FJPI Kalsel dan AJI Banjarmasin Soroti Kekerasan Seksual terhadap Jurnalis Perempuan
DIPLOMAT TERPERCAYA, BANJARMASIN – Kekerasan seksual masih menjadi ancaman nyata bagi jurnalis perempuan di Indonesia. Riset Aliansi Jurnalis Independen (AJI) bersama PR2Media pada 2022 menunjukkan bahwa 82% jurnalis perempuan pernah mengalami kekerasan seksual saat menjalankan tugas jurnalistik.
Isu ini menjadi sorotan dalam diskusi publik bertajuk “Membangun Ruang Aman untuk Jurnalis Perempuan” yang digelar oleh Forum Jurnalis Perempuan Indonesia (FJPI) Kalimantan Selatan bekerja sama dengan AJI Persiapan Banjarmasin, Rabu (28/5), di ruang redaksi Kalimantan Post, Banjarmasin.
Tiga narasumber dihadirkan dalam diskusi ini: Soraya Alhadi dari AJI Banjarmasin, Melinda Bahri selaku Ketua Ikatan Psikolog Klinis Wilayah Kalimantan Selatan, dan Nanik Hayati, jurnalis senior sekaligus pengurus FJPI Kalsel.
Soraya Alhadi menyoroti tingginya angka kekerasan seksual dalam dunia jurnalistik, baik dalam bentuk kekerasan verbal, fisik, maupun relasi kuasa.
“Profesi ini masih didominasi oleh maskulinitas. Stigma bahwa jurnalis bukan profesi untuk perempuan masih kerap ditemui. Ini yang harus kita lawan,” ujar Soraya.
Ia juga menekankan pentingnya sistem pengaduan di ruang redaksi serta SOP yang melindungi korban dan memberi sanksi pada pelaku.
Nanik Hayati menyampaikan bahwa menciptakan ruang aman harus menjadi kesadaran bersama seluruh jurnalis, bukan hanya tanggung jawab organisasi media.
“Menjadi perempuan saja sudah sulit, apalagi menjadi jurnalis perempuan. Ruang aman harus dibangun secara kolektif dalam keseharian kerja kita,” kata Nanik.
Sementara itu, Melinda Bahri menjelaskan bahwa kekerasan berbasis gender (KBG) dalam dunia kerja media sering kali tak kasat mata namun berdampak besar terhadap psikologis korban.

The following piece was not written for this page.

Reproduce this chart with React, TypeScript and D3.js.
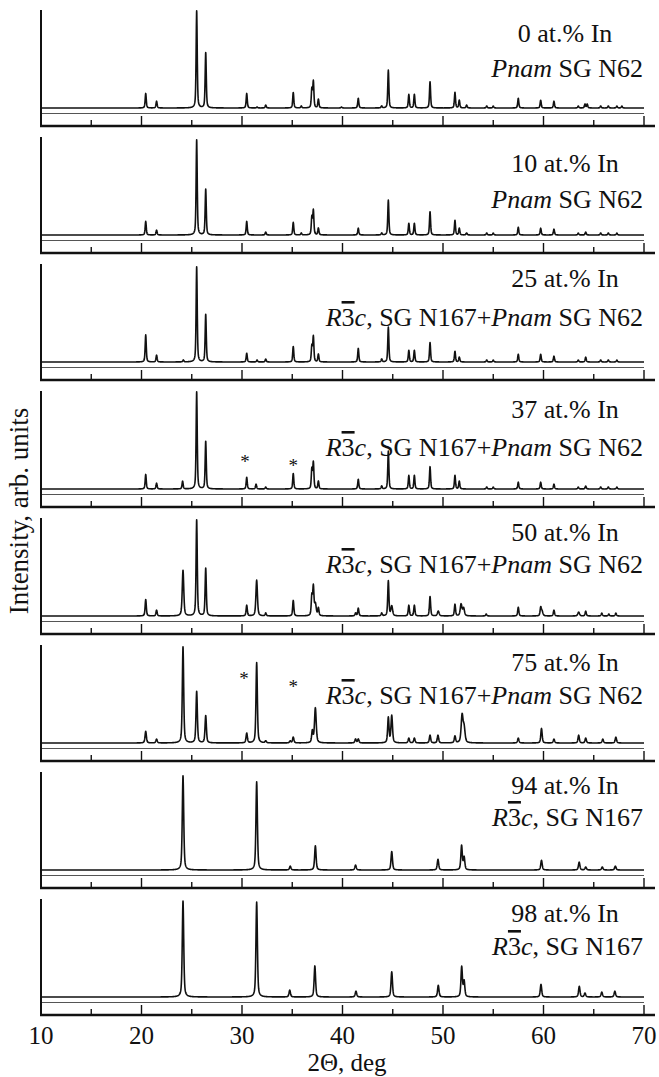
import React from "react";
import * as d3 from "d3";

// x axis
const xTicks = [10, 15, 20, 25, 30, 35, 40, 45, 50, 55, 60, 65, 70];
const xTickLabels = [10, 20, 30, 40, 50, 60, 70];

// sample composition and phase of each panel
const compositions = ["0", "10", "25", "37", "50", "75", "94", "98"];
const phases = ["pnam", "pnam", "mix", "mix", "mix", "mix", "r3c", "r3c"];

// peaks: [2theta, intensity (0-100), optional fwhm]
const peaks0 = [
  [20.42, 15], [21.5, 7], [25.49, 100], [26.39, 57], [30.47, 15], [31.5, 1], [32.36, 3],
  [35.1, 16], [35.9, 2], [36.95, 19], [37.1, 27], [37.6, 9], [39.9, 1], [41.57, 10],
  [43.9, 2], [44.56, 39], [46.6, 14], [47.15, 14], [48.71, 27], [51.19, 16], [51.62, 8],
  [52.35, 3], [54.35, 2], [55.0, 2], [57.49, 10], [59.72, 8], [61.04, 7], [63.46, 2],
  [64.13, 4], [64.35, 4], [65.69, 2], [66.45, 2], [67.3, 2], [67.8, 2]
];
const peaks10 = [
  [20.42, 14], [21.5, 5], [25.49, 98], [26.39, 47], [30.47, 14], [32.36, 3], [35.1, 13],
  [35.9, 2], [36.95, 18], [37.1, 25], [37.6, 7], [41.57, 7], [43.9, 2], [44.56, 36],
  [46.6, 12], [47.15, 12], [48.71, 24], [51.19, 15], [51.62, 7], [52.35, 2], [54.35, 2],
  [55.0, 2], [57.49, 8], [59.72, 7], [61.04, 6], [63.46, 2], [64.2, 3], [65.69, 2],
  [66.45, 2], [67.3, 2]
];
const peaks25 = [
  [20.42, 28], [21.5, 7], [24.16, 2], [25.49, 98], [26.39, 49], [30.47, 9], [31.5, 2],
  [32.36, 3], [35.1, 16], [36.95, 16], [37.1, 26], [37.6, 8], [41.57, 14], [43.9, 3],
  [44.56, 36], [46.6, 12], [47.15, 12], [48.71, 20], [51.19, 11], [51.62, 5], [54.35, 2],
  [55.0, 2], [57.49, 8], [59.72, 8], [61.04, 6], [63.46, 2], [64.2, 5], [65.69, 2],
  [66.45, 2], [67.3, 2]
];
const peaks37 = [
  [20.42, 15], [21.5, 6], [24.09, 8], [25.49, 100], [26.39, 49], [30.47, 12], [31.4, 5],
  [32.36, 2], [35.1, 16], [36.95, 20], [37.1, 27], [37.6, 8], [41.57, 10], [43.9, 3],
  [44.56, 39], [46.6, 14], [47.15, 14], [48.71, 23], [51.19, 14], [51.62, 8], [54.35, 2],
  [55.0, 2], [57.49, 7], [59.72, 7], [61.04, 5], [63.46, 2], [64.2, 3], [65.69, 2],
  [66.45, 2], [67.3, 2]
];
const peaks50 = [
  [20.42, 17], [21.5, 6], [24.13, 47, 0.18], [25.49, 99], [26.39, 49], [30.47, 11],
  [31.46, 37, 0.18], [32.36, 3], [35.1, 16], [36.95, 20], [37.1, 29], [37.3, 12, 0.2],
  [37.6, 8], [41.3, 3], [41.57, 8], [43.9, 3], [44.56, 36], [44.9, 10, 0.2], [46.6, 11],
  [47.15, 11], [48.71, 20], [49.53, 5, 0.2], [51.19, 12], [51.8, 12, 0.2], [52.05, 8, 0.2],
  [54.3, 2], [57.49, 9], [59.72, 8], [59.85, 5, 0.2], [61.04, 6], [63.5, 4, 0.2],
  [64.2, 5], [65.8, 3], [66.5, 2], [67.2, 3]
];
const peaks75 = [
  [20.42, 12], [21.5, 4], [24.13, 99], [25.49, 53], [26.39, 28], [30.47, 10], [31.46, 83],
  [32.36, 2], [34.8, 2], [35.1, 6], [37.0, 12], [37.3, 36, 0.2], [41.3, 4], [41.57, 4],
  [44.56, 26], [44.9, 28, 0.18], [46.6, 5], [47.15, 5], [48.71, 8], [49.5, 8],
  [51.19, 7], [51.9, 28, 0.22], [52.1, 15, 0.22], [57.49, 5], [59.8, 15], [61.04, 4],
  [63.5, 8], [64.2, 5], [65.9, 4], [67.2, 6]
];
const peaks94 = [
  [24.13, 97], [31.46, 91], [34.8, 4], [37.3, 25], [41.3, 5], [44.9, 19], [49.5, 11],
  [51.85, 25], [52.1, 13], [59.8, 10], [63.55, 8], [64.2, 3], [65.85, 3], [67.15, 4]
];
const peaks98 = [
  [24.13, 99], [31.46, 98], [34.75, 7], [37.25, 32], [41.34, 6], [44.9, 26], [49.53, 12],
  [51.86, 31], [52.1, 16], [59.75, 13], [63.56, 11], [64.13, 4], [65.8, 5], [67.1, 6]
];
const panelPeaks = [peaks0, peaks10, peaks25, peaks37, peaks50, peaks75, peaks94, peaks98];

// impurity marks (*): panel index, 2theta, intensity level
const asterisks = [
  [3, 30.3, 31], [3, 35.1, 27], [5, 30.2, 69], [5, 35.1, 61]
];

// layout
const W = 659, H = 1077;
const left = 41, right = 644;
const panelTop0 = 10, panelStep = 127, panelH = 116;
const fwhm = [0.13, 0.13, 0.13, 0.13, 0.14, 0.16, 0.17, 0.17];
const label1Dy = [32, 35, 23, 27, 23, 26, 22, 23];
const label2Dy = [67, 71, 62, 65, 55, 59, 54, 56];
const serif = "'Liberation Serif', 'Times New Roman', Times, serif";

const x = d3.scaleLinear().domain([10, 70]).range([left, right]);

function profile(peaks, w) {
  const grid = d3.range(10, 70.0001, 0.02).concat(peaks.map(p => p[0])).sort(d3.ascending);
  return grid.map(t => [
    t,
    d3.sum(peaks, p => {
      const hw = (p[2] ?? w) / 2;
      const u = (t - p[0]) / hw;
      return p[1] * (0.5 / (1 + u * u) + 0.5 * Math.exp(-Math.LN2 * u * u));
    })
  ]);
}

function PhaseLabel({ phase }) {
  if (phase === "pnam")
    return (
      <>
        <tspan fontStyle="italic">Pnam</tspan> SG N62
      </>
    );
  const r3c = (
    <>
      <tspan fontStyle="italic">R</tspan>
      <tspan style={{ textDecoration: "overline" }}>3</tspan>
      <tspan fontStyle="italic">c</tspan>, SG N167
    </>
  );
  if (phase === "r3c") return r3c;
  return (
    <>
      {r3c}+<tspan fontStyle="italic">Pnam</tspan> SG N62
    </>
  );
}

function Panel({ i }) {
  const top = panelTop0 + i * panelStep;
  const bottom = top + panelH;
  const y = d3.scaleLinear().domain([0, 100]).range([top + 98, top + 1]);
  const line = d3.line().x(d => x(d[0])).y(d => y(d[1]));
  const data = profile(panelPeaks[i], fwhm[i]);
  return (
    <g>
      <line x1={left} x2={right} y1={top + 103.5} y2={top + 103.5} stroke="#555" strokeWidth={1.2} />
      <path d={line(data)} fill="none" stroke="#111" strokeWidth={1.6} strokeLinejoin="round" />
      {xTicks.map(t => (
        <line key={t} x1={x(t)} x2={x(t)} y1={bottom} y2={bottom - (t % 10 === 0 ? 10 : 6)}
          stroke="#111" strokeWidth={1.4} />
      ))}
      <line x1={left} x2={left} y1={top} y2={bottom + 1} stroke="#111" strokeWidth={2} />
      <line x1={left - 1} x2={655} y1={bottom} y2={bottom} stroke="#111" strokeWidth={2.4} />
      {asterisks.filter(a => a[0] === i).map((a, k) => (
        <text key={k} x={x(a[1])} y={y(a[2]) + 9} textAnchor="middle" fontSize={19} fontFamily={serif} fill="#111">*</text>
      ))}
      <text x={565} y={top + label1Dy[i]} textAnchor="middle" fontSize={26} fontFamily={serif} fill="#111">
        {compositions[i]} at.% In
      </text>
      <text x={643} y={top + label2Dy[i]} textAnchor="end" fontSize={26} fontFamily={serif} fill="#111">
        <PhaseLabel phase={phases[i]} />
      </text>
    </g>
  );
}

export default function App() {
  const lastBottom = panelTop0 + 7 * panelStep + panelH;
  return (
    <svg width={W} height={H} style={{ position: "absolute", left: 0, top: 0, background: "#fff" }}>
      {compositions.map((c, i) => <Panel key={c} i={i} />)}
      {xTickLabels.map(t => (
        <text key={t} x={x(t)} y={lastBottom + 29} textAnchor="middle" fontSize={25} fontFamily={serif} fill="#111">{t}</text>
      ))}
      <text x={347} y={1071} textAnchor="middle" fontSize={25} fontFamily={serif} fill="#111">2Θ, deg</text>
      <text transform="translate(28,511) rotate(-90)" textAnchor="middle" fontSize={27} fontFamily={serif} fill="#111">
        Intensity, arb. units
      </text>
    </svg>
  );
}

“Kekerasan seksual bisa berupa ucapan bernada seksual, intimidasi, hingga manipulasi relasi kuasa. Semua itu berdampak pada kesehatan mental korban,” jelasnya.
Ia menambahkan bahwa budaya patriarki, ketergantungan ekonomi, dan lingkungan sosial yang permisif membuat korban kerap enggan melapor. Oleh karena itu, perlu ada dukungan psikologis dan sistem pemulihan yang berpihak pada korban.

Di luar diskusi, Advokat Syamsul Khair, SH, yang aktif menangani kasus Perlindungan Perempuan dan Anak (PPA) di Banjarmasin, menyampaikan pentingnya perlindungan hukum bagi jurnalis perempuan.
Menurutnya, perlindungan itu telah dijamin dalam Undang-Undang Nomor 12 Tahun 2022 tentang Tindak Pidana Kekerasan Seksual (UU TPKS), yang mencakup:
Perlindungan dari kekerasan seksual di lingkungan kerja dan saat peliputan.
Hak atas keadilan, pemulihan, dan pendampingan hukum bagi korban.
“Jurnalis perempuan harus berani melapor jika mengalami kekerasan. Pendampingan hukum bisa dilakukan dengan dukungan perusahaan media dan organisasi profesi seperti AJI,” tegas Khair.
Diskusi ini menjadi langkah awal untuk membangun ruang kerja yang lebih aman, adil, dan suportif bagi jurnalis perempuan, serta membuka ruang dialog yang lebih luas antara pelaku media, psikolog, dan praktisi hukum.